(Dataset excerpt)
════════
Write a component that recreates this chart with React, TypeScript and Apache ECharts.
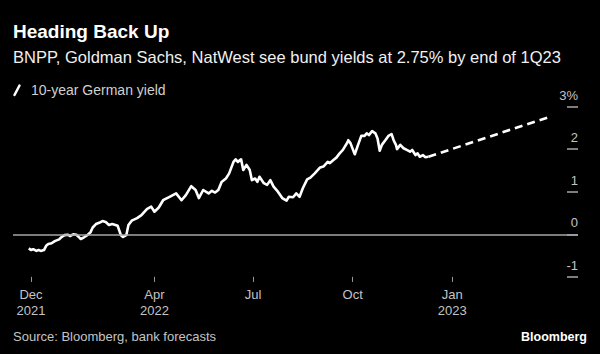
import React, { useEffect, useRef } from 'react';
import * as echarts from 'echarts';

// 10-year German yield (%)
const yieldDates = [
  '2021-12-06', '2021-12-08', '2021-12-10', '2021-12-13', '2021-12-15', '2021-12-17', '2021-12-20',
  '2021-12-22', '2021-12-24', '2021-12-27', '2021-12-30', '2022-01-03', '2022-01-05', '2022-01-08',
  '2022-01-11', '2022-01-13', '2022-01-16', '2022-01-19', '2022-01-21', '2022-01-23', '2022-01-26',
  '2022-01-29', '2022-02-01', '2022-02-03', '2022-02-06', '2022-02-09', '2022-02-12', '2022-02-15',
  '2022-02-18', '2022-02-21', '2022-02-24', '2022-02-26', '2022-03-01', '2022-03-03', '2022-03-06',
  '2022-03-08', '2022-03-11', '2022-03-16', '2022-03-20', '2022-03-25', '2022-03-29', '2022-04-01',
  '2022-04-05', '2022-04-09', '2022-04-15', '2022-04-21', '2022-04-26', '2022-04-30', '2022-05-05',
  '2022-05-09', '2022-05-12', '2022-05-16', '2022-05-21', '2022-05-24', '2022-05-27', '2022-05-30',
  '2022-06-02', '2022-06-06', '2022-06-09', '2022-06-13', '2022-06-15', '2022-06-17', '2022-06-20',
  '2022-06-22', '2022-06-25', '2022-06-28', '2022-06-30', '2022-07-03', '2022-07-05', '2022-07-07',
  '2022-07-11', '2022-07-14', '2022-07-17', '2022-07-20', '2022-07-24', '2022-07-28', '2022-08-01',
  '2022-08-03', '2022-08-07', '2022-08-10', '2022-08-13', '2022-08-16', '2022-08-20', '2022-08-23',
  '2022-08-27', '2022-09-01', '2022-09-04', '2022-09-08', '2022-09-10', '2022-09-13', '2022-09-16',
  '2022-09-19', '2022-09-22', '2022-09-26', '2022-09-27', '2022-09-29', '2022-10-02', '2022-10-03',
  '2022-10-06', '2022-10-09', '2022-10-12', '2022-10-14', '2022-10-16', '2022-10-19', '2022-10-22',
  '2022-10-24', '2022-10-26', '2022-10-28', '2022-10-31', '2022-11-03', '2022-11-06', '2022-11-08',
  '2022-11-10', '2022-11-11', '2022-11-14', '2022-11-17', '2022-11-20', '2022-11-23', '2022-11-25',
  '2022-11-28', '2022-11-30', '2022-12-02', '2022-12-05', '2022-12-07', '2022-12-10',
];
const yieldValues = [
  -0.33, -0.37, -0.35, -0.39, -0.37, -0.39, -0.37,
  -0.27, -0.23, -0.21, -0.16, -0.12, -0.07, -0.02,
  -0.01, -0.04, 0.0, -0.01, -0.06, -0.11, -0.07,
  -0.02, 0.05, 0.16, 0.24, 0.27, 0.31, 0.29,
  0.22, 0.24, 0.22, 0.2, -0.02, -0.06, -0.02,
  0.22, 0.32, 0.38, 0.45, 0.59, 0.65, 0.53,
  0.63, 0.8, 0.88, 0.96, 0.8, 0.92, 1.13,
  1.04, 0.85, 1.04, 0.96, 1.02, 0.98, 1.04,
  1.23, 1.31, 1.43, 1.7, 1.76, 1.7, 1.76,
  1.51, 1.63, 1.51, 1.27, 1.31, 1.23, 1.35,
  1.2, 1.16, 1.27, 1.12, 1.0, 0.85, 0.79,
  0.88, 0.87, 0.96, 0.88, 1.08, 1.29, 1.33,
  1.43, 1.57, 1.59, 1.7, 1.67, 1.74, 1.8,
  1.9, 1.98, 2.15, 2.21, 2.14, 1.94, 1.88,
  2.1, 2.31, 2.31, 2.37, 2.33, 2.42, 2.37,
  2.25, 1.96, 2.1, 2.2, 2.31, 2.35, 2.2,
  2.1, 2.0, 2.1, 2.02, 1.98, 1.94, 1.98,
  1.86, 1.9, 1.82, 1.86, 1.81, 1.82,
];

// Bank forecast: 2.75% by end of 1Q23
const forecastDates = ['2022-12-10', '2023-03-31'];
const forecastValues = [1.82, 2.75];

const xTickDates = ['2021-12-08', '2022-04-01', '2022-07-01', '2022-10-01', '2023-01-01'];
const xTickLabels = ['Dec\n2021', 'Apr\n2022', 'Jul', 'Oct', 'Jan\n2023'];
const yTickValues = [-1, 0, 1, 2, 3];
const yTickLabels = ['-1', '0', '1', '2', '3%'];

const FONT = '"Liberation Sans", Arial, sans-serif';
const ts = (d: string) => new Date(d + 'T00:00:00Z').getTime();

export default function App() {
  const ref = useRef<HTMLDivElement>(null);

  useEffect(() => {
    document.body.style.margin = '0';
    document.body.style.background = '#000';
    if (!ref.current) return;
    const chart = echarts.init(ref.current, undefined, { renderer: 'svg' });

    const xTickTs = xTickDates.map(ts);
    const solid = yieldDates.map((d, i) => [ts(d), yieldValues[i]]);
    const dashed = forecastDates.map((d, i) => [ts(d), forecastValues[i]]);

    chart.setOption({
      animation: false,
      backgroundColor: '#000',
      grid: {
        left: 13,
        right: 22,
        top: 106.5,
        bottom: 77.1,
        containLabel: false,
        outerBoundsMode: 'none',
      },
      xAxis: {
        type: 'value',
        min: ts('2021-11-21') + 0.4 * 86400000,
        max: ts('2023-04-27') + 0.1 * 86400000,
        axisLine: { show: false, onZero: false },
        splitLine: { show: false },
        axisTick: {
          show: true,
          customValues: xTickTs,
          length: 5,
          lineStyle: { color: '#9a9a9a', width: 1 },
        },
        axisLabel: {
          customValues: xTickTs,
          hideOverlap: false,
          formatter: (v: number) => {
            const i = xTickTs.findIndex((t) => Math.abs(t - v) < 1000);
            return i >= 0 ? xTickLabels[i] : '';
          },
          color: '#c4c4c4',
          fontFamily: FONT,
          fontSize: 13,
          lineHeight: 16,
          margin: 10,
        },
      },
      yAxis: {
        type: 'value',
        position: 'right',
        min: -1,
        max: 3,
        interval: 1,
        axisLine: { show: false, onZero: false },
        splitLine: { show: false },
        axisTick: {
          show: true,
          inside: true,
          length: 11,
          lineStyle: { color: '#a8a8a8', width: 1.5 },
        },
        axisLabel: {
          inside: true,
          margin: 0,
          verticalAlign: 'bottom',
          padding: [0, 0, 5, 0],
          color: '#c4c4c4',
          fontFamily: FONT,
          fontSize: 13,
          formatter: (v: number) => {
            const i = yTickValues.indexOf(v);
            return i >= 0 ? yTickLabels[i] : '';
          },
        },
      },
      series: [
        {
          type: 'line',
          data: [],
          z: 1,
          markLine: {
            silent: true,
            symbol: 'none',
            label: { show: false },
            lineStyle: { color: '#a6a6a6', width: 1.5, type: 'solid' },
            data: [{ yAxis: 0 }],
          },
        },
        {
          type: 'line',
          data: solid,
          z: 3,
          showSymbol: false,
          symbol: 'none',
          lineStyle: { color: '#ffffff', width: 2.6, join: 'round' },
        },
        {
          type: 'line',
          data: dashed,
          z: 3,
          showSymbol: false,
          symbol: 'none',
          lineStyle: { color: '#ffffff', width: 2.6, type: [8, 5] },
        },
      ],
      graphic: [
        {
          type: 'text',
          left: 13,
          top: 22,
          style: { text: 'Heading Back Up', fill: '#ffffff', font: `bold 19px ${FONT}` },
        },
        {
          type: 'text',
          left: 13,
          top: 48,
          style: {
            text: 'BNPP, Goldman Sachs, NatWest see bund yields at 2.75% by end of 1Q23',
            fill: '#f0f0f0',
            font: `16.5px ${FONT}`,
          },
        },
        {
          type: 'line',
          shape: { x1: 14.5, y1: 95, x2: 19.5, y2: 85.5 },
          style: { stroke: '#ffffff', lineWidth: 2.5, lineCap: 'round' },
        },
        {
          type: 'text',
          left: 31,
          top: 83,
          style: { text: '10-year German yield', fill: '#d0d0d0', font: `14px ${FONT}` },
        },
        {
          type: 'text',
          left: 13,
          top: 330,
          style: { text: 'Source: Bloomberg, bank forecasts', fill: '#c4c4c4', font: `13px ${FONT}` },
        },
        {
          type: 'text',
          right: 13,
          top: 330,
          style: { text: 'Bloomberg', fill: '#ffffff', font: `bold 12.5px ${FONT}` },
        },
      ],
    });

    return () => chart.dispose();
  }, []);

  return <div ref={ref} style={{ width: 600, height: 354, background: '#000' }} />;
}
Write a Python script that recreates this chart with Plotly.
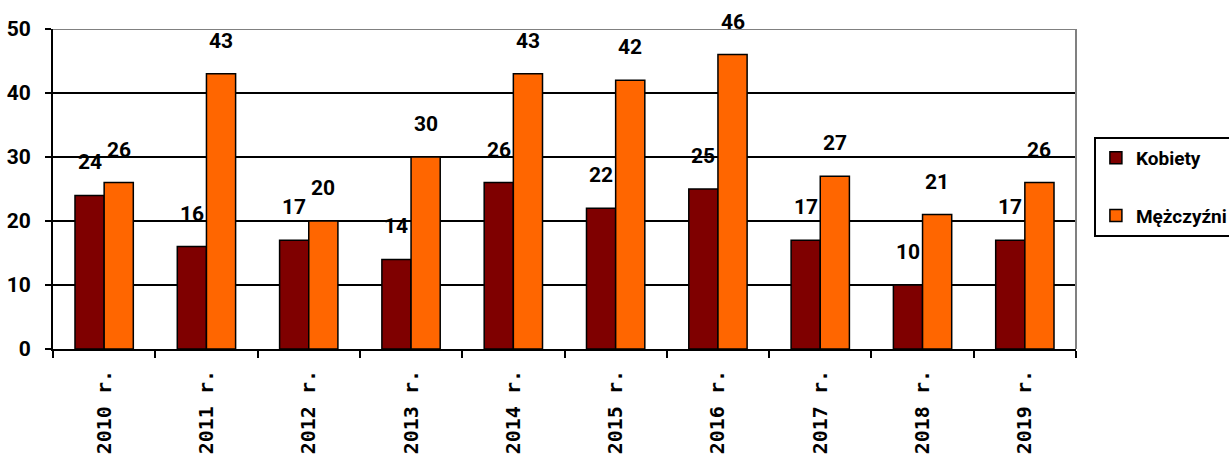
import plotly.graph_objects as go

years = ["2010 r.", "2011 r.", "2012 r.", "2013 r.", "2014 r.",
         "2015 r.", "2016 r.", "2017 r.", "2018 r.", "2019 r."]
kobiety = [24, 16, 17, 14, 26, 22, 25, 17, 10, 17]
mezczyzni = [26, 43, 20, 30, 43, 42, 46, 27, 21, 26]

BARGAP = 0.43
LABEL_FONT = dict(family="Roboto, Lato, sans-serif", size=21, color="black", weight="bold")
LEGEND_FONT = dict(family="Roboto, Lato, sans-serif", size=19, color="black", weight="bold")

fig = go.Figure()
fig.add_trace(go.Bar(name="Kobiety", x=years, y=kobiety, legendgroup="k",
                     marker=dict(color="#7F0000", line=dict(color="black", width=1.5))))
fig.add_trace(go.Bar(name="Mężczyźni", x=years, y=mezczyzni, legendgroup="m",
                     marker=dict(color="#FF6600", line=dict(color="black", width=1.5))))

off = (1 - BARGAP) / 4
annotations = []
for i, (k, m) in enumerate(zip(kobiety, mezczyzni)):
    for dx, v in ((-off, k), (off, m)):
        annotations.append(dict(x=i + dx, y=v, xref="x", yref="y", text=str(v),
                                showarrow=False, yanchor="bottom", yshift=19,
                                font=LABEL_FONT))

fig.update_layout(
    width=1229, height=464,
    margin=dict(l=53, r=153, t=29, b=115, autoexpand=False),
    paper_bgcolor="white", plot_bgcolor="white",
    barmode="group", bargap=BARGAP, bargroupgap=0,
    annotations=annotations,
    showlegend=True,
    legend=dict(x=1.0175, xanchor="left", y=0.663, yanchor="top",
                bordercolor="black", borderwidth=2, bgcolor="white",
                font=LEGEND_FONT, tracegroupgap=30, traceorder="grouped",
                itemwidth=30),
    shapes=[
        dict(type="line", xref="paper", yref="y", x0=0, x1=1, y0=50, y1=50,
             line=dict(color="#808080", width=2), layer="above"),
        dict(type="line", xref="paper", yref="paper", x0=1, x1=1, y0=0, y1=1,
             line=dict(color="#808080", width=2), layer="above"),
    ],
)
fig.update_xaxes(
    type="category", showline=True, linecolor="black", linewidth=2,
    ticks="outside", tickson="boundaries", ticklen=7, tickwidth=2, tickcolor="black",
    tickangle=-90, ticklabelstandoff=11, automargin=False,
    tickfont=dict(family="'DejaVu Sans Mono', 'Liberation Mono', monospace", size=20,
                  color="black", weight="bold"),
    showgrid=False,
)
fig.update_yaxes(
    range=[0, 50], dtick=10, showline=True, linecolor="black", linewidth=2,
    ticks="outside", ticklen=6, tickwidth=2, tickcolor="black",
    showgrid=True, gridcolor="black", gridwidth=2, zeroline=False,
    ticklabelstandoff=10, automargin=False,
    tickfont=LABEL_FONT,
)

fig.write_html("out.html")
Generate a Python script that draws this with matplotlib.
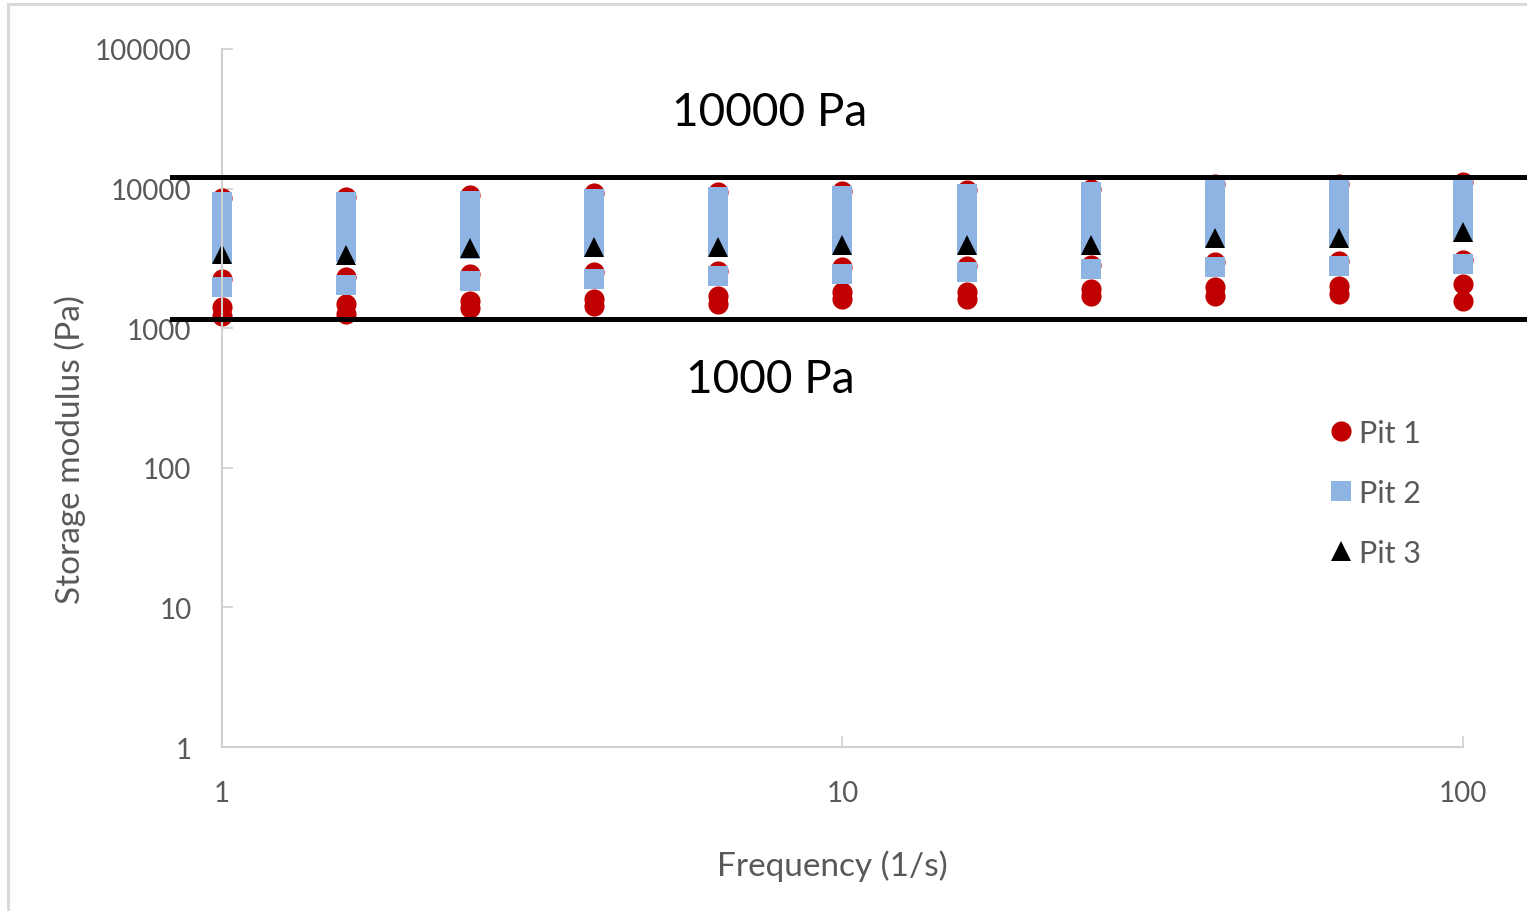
════════
◆ TASK OBJECTIVE
Transcribe, from the records above, the first line and every line after it up to and including the line with "import * as echarts from 'echarts';"; omit pictures.

◆ WRITTEN RESPONSE
Write a component that recreates this chart with React, TypeScript and Apache ECharts.
import React, { useEffect, useRef } from 'react';
import * as echarts from 'echarts';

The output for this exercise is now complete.